- **DIRECTION**
Among the entries that follow, the required portion opens with the line containing "Write the TikZ code for this diagram." and closes with the line containing "(join) at (470,578);". Give that portion again exactly, and nothing else.

- **MATERIAL FOR THE TASK**
"""
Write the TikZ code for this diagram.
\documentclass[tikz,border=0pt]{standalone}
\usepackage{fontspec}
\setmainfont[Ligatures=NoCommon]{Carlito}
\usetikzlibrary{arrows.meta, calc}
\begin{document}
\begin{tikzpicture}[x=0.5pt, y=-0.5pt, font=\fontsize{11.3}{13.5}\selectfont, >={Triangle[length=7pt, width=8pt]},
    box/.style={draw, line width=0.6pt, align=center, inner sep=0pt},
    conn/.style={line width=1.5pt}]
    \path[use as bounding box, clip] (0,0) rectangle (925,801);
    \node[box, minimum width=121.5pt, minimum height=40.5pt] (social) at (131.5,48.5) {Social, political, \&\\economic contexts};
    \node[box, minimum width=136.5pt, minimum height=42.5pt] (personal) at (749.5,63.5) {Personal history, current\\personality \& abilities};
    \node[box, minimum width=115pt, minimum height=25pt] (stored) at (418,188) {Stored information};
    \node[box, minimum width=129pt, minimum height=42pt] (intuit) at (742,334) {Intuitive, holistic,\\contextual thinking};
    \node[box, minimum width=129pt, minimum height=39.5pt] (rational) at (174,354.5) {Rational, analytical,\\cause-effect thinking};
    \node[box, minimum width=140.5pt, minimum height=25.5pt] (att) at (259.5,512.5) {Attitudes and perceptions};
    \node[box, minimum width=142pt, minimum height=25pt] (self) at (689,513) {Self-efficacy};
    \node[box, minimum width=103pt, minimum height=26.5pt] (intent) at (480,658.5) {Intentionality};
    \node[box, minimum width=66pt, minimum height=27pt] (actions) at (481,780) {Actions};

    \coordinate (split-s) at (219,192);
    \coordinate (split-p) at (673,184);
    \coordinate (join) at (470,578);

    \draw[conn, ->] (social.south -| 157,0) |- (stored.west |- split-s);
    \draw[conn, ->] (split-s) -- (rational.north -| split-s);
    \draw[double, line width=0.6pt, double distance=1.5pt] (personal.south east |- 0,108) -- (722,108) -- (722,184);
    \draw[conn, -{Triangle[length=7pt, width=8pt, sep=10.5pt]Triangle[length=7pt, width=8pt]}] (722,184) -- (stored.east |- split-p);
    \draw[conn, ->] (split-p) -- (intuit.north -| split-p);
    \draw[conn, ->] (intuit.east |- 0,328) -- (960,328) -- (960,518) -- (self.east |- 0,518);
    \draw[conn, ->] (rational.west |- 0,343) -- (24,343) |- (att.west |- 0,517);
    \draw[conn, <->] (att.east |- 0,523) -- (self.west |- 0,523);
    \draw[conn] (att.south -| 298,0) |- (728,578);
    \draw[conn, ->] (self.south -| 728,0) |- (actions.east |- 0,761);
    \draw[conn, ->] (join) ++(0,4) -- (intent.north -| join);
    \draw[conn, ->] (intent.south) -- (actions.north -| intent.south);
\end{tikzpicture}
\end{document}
"""
"""
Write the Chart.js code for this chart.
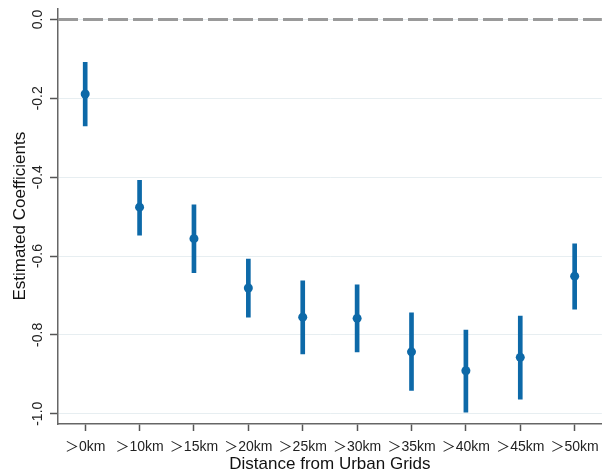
"""
- **FINAL RESULT**
Write the TikZ code for this diagram.
\documentclass[tikz,border=0pt]{standalone}
\usepackage{fontspec}
\setmainfont[Ligatures=NoCommon]{Carlito}
\usetikzlibrary{arrows.meta, calc}
\begin{document}
\begin{tikzpicture}[x=0.5pt, y=-0.5pt, font=\fontsize{11.3}{13.5}\selectfont, >={Triangle[length=7pt, width=8pt]},
    box/.style={draw, line width=0.6pt, align=center, inner sep=0pt},
    conn/.style={line width=1.5pt}]
    \path[use as bounding box, clip] (0,0) rectangle (925,801);
    \node[box, minimum width=121.5pt, minimum height=40.5pt] (social) at (131.5,48.5) {Social, political, \&\\economic contexts};
    \node[box, minimum width=136.5pt, minimum height=42.5pt] (personal) at (749.5,63.5) {Personal history, current\\personality \& abilities};
    \node[box, minimum width=115pt, minimum height=25pt] (stored) at (418,188) {Stored information};
    \node[box, minimum width=129pt, minimum height=42pt] (intuit) at (742,334) {Intuitive, holistic,\\contextual thinking};
    \node[box, minimum width=129pt, minimum height=39.5pt] (rational) at (174,354.5) {Rational, analytical,\\cause-effect thinking};
    \node[box, minimum width=140.5pt, minimum height=25.5pt] (att) at (259.5,512.5) {Attitudes and perceptions};
    \node[box, minimum width=142pt, minimum height=25pt] (self) at (689,513) {Self-efficacy};
    \node[box, minimum width=103pt, minimum height=26.5pt] (intent) at (480,658.5) {Intentionality};
    \node[box, minimum width=66pt, minimum height=27pt] (actions) at (481,780) {Actions};

    \coordinate (split-s) at (219,192);
    \coordinate (split-p) at (673,184);
    \coordinate (join) at (470,578);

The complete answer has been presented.